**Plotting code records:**
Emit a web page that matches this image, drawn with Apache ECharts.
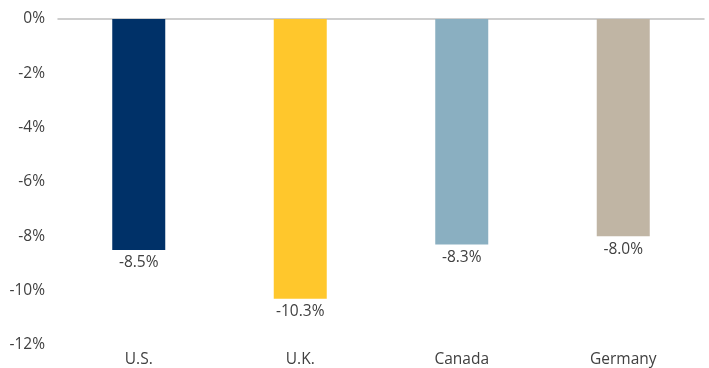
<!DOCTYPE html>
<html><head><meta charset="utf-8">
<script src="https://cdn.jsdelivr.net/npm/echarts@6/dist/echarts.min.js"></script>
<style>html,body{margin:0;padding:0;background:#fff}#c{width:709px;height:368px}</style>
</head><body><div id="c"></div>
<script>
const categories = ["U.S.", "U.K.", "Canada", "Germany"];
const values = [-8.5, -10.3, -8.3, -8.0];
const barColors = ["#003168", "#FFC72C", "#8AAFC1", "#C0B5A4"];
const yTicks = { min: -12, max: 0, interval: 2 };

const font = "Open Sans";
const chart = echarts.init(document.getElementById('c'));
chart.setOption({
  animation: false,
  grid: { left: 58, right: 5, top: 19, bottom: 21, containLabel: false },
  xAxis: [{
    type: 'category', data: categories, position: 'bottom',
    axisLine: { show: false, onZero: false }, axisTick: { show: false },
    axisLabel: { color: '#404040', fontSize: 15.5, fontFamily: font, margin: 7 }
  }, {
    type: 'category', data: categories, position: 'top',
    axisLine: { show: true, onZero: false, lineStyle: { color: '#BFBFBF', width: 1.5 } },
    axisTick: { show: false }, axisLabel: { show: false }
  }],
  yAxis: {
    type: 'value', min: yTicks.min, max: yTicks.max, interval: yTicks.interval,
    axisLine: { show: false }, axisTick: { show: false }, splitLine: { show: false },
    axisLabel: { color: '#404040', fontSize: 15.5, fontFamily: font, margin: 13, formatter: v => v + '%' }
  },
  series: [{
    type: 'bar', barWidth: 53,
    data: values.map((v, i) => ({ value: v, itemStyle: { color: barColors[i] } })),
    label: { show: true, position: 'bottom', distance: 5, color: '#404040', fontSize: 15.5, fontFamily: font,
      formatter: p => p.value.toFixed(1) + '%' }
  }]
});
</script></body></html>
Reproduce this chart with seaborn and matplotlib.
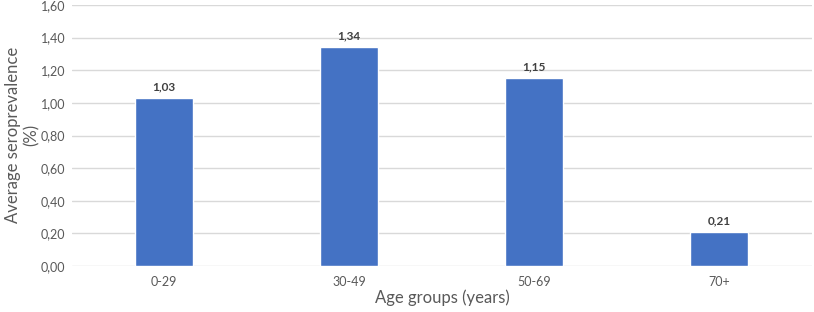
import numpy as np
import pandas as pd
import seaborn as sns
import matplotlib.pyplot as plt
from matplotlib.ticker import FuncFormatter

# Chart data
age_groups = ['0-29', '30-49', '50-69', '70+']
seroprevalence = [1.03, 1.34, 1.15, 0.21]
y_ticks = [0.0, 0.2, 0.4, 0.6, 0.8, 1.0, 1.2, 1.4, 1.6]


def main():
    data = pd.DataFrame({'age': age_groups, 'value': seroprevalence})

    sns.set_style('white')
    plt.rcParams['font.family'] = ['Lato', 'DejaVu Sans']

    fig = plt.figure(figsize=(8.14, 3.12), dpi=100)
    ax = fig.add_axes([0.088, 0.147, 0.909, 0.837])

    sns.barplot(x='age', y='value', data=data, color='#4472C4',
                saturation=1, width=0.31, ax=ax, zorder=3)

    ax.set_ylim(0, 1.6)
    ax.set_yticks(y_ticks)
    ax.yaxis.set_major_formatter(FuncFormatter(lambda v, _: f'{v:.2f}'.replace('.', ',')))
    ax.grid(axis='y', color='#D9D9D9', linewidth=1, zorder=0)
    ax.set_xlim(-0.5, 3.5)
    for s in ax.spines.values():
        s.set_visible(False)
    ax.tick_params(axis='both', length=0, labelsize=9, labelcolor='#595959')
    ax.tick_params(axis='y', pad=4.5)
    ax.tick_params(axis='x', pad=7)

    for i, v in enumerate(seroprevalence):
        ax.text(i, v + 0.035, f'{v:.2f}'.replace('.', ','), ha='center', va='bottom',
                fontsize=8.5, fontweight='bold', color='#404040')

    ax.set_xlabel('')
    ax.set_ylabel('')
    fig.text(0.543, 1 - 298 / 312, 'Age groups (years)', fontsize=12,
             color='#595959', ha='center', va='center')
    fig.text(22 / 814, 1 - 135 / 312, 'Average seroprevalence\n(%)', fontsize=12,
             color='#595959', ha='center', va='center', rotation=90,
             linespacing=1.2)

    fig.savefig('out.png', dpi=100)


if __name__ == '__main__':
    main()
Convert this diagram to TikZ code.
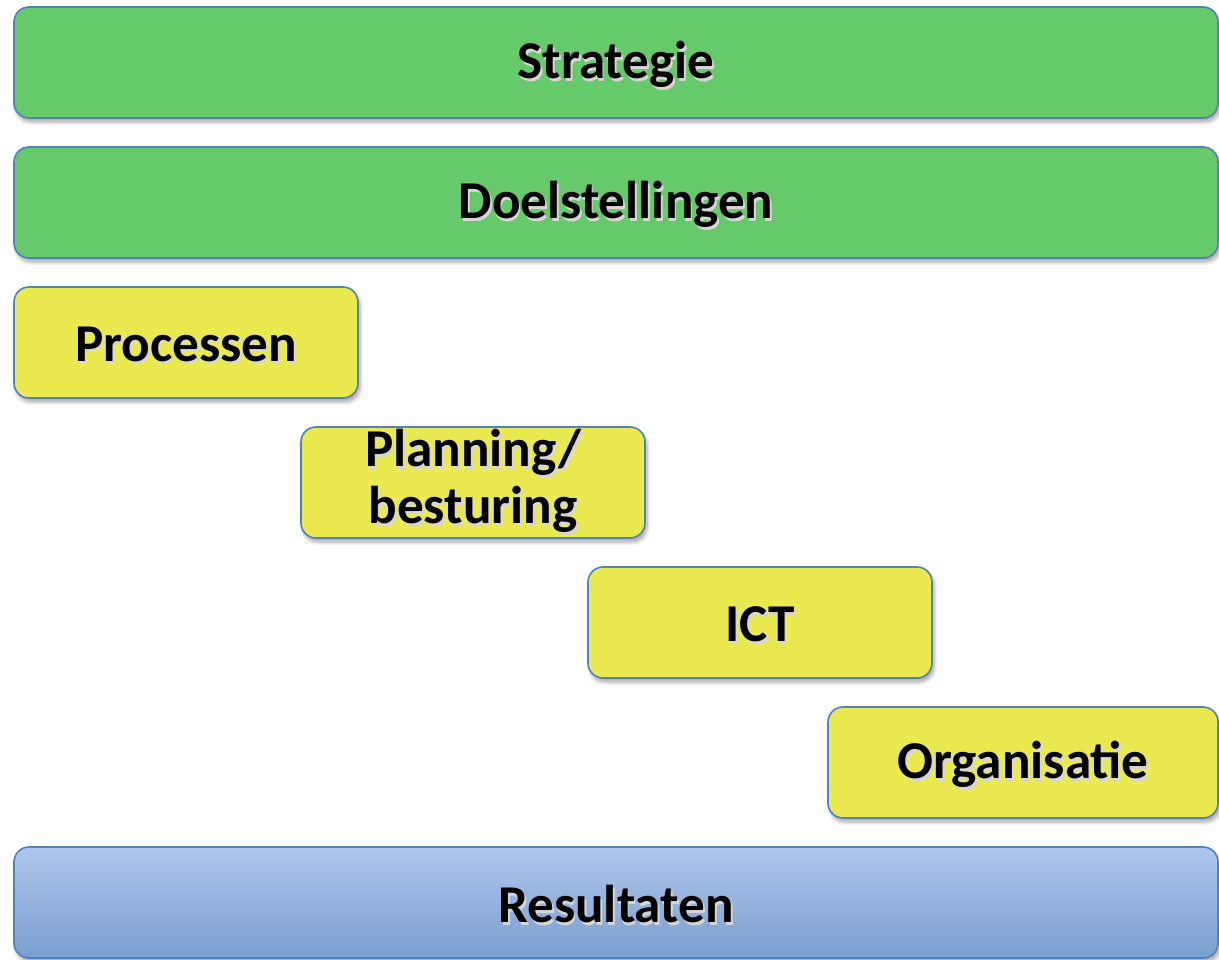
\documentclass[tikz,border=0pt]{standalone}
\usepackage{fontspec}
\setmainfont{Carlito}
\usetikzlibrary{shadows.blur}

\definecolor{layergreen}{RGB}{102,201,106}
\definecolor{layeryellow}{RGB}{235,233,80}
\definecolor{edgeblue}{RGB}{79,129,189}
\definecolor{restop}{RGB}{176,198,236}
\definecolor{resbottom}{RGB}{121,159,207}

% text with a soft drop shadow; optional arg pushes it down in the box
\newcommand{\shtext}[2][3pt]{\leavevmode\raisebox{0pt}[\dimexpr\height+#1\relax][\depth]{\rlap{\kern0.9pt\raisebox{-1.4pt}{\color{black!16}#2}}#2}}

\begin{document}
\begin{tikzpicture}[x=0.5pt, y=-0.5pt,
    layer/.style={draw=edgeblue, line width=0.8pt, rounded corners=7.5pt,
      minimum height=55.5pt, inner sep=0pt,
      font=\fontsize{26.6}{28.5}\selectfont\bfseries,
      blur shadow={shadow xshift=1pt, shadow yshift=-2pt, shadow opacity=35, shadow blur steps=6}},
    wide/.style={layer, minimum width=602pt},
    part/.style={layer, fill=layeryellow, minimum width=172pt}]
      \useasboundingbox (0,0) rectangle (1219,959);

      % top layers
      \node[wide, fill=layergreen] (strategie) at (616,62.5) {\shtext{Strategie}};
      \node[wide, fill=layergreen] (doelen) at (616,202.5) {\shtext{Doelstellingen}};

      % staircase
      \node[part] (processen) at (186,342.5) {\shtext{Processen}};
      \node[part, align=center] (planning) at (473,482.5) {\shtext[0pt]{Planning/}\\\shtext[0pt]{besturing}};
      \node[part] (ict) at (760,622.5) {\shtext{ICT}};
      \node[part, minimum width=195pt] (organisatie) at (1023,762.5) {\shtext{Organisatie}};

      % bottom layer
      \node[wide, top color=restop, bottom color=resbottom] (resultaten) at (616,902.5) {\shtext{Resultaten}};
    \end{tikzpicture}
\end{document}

**Exercise objective:**
Leave out the pictures and return every record word for word.

**Solution to the problem:**
Emit a web page that matches this image, drawn with Apache ECharts.
<!DOCTYPE html>
<html><head><meta charset="utf-8">
<script src="https://cdn.jsdelivr.net/npm/echarts@6/dist/echarts.min.js"></script>
<style>html,body{margin:0;padding:0;background:#fff}#c{width:709px;height:368px}</style>
</head><body><div id="c"></div>
<script>
const categories = ["U.S.", "U.K.", "Canada", "Germany"];
const values = [-8.5, -10.3, -8.3, -8.0];
const barColors = ["#003168", "#FFC72C", "#8AAFC1", "#C0B5A4"];
const yTicks = { min: -12, max: 0, interval: 2 };

const font = "Open Sans";
const chart = echarts.init(document.getElementById('c'));
chart.setOption({
  animation: false,
  grid: { left: 58, right: 5, top: 19, bottom: 21, containLabel: false },
  xAxis: [{
    type: 'category', data: categories, position: 'bottom',
    axisLine: { show: false, onZero: false }, axisTick: { show: false },
    axisLabel: { color: '#404040', fontSize: 15.5, fontFamily: font, margin: 7 }
  }, {
    type: 'category', data: categories, position: 'top',
    axisLine: { show: true, onZero: false, lineStyle: { color: '#BFBFBF', width: 1.5 } },
    axisTick: { show: false }, axisLabel: { show: false }
  }],
  yAxis: {
    type: 'value', min: yTicks.min, max: yTicks.max, interval: yTicks.interval,
    axisLine: { show: false }, axisTick: { show: false }, splitLine: { show: false },
    axisLabel: { color: '#404040', fontSize: 15.5, fontFamily: font, margin: 13, formatter: v => v + '%' }
  },
  series: [{
    type: 'bar', barWidth: 53,
    data: values.map((v, i) => ({ value: v, itemStyle: { color: barColors[i] } })),
    label: { show: true, position: 'bottom', distance: 5, color: '#404040', fontSize: 15.5, fontFamily: font,
      formatter: p => p.value.toFixed(1) + '%' }
  }]
});
</script></body></html>
Reproduce this chart with seaborn and matplotlib.
import numpy as np
import pandas as pd
import seaborn as sns
import matplotlib.pyplot as plt
from matplotlib.ticker import FuncFormatter

# Chart data
age_groups = ['0-29', '30-49', '50-69', '70+']
seroprevalence = [1.03, 1.34, 1.15, 0.21]
y_ticks = [0.0, 0.2, 0.4, 0.6, 0.8, 1.0, 1.2, 1.4, 1.6]


def main():
    data = pd.DataFrame({'age': age_groups, 'value': seroprevalence})

    sns.set_style('white')
    plt.rcParams['font.family'] = ['Lato', 'DejaVu Sans']

    fig = plt.figure(figsize=(8.14, 3.12), dpi=100)
    ax = fig.add_axes([0.088, 0.147, 0.909, 0.837])

    sns.barplot(x='age', y='value', data=data, color='#4472C4',
                saturation=1, width=0.31, ax=ax, zorder=3)

    ax.set_ylim(0, 1.6)
    ax.set_yticks(y_ticks)
    ax.yaxis.set_major_formatter(FuncFormatter(lambda v, _: f'{v:.2f}'.replace('.', ',')))
    ax.grid(axis='y', color='#D9D9D9', linewidth=1, zorder=0)
    ax.set_xlim(-0.5, 3.5)
    for s in ax.spines.values():
        s.set_visible(False)
    ax.tick_params(axis='both', length=0, labelsize=9, labelcolor='#595959')
    ax.tick_params(axis='y', pad=4.5)
    ax.tick_params(axis='x', pad=7)

    for i, v in enumerate(seroprevalence):
        ax.text(i, v + 0.035, f'{v:.2f}'.replace('.', ','), ha='center', va='bottom',
                fontsize=8.5, fontweight='bold', color='#404040')

    ax.set_xlabel('')
    ax.set_ylabel('')
    fig.text(0.543, 1 - 298 / 312, 'Age groups (years)', fontsize=12,
             color='#595959', ha='center', va='center')
    fig.text(22 / 814, 1 - 135 / 312, 'Average seroprevalence\n(%)', fontsize=12,
             color='#595959', ha='center', va='center', rotation=90,
             linespacing=1.2)

    fig.savefig('out.png', dpi=100)


if __name__ == '__main__':
    main()
Convert this diagram to TikZ code.
\documentclass[tikz,border=0pt]{standalone}
\usepackage{fontspec}
\setmainfont{Carlito}
\usetikzlibrary{shadows.blur}

\definecolor{layergreen}{RGB}{102,201,106}
\definecolor{layeryellow}{RGB}{235,233,80}
\definecolor{edgeblue}{RGB}{79,129,189}
\definecolor{restop}{RGB}{176,198,236}
\definecolor{resbottom}{RGB}{121,159,207}

% text with a soft drop shadow; optional arg pushes it down in the box
\newcommand{\shtext}[2][3pt]{\leavevmode\raisebox{0pt}[\dimexpr\height+#1\relax][\depth]{\rlap{\kern0.9pt\raisebox{-1.4pt}{\color{black!16}#2}}#2}}

\begin{document}
\begin{tikzpicture}[x=0.5pt, y=-0.5pt,
    layer/.style={draw=edgeblue, line width=0.8pt, rounded corners=7.5pt,
      minimum height=55.5pt, inner sep=0pt,
      font=\fontsize{26.6}{28.5}\selectfont\bfseries,
      blur shadow={shadow xshift=1pt, shadow yshift=-2pt, shadow opacity=35, shadow blur steps=6}},
    wide/.style={layer, minimum width=602pt},
    part/.style={layer, fill=layeryellow, minimum width=172pt}]
      \useasboundingbox (0,0) rectangle (1219,959);

      % top layers
      \node[wide, fill=layergreen] (strategie) at (616,62.5) {\shtext{Strategie}};
      \node[wide, fill=layergreen] (doelen) at (616,202.5) {\shtext{Doelstellingen}};

      % staircase
      \node[part] (processen) at (186,342.5) {\shtext{Processen}};
      \node[part, align=center] (planning) at (473,482.5) {\shtext[0pt]{Planning/}\\\shtext[0pt]{besturing}};
      \node[part] (ict) at (760,622.5) {\shtext{ICT}};
      \node[part, minimum width=195pt] (organisatie) at (1023,762.5) {\shtext{Organisatie}};

      % bottom layer
      \node[wide, top color=restop, bottom color=resbottom] (resultaten) at (616,902.5) {\shtext{Resultaten}};
    \end{tikzpicture}
\end{document}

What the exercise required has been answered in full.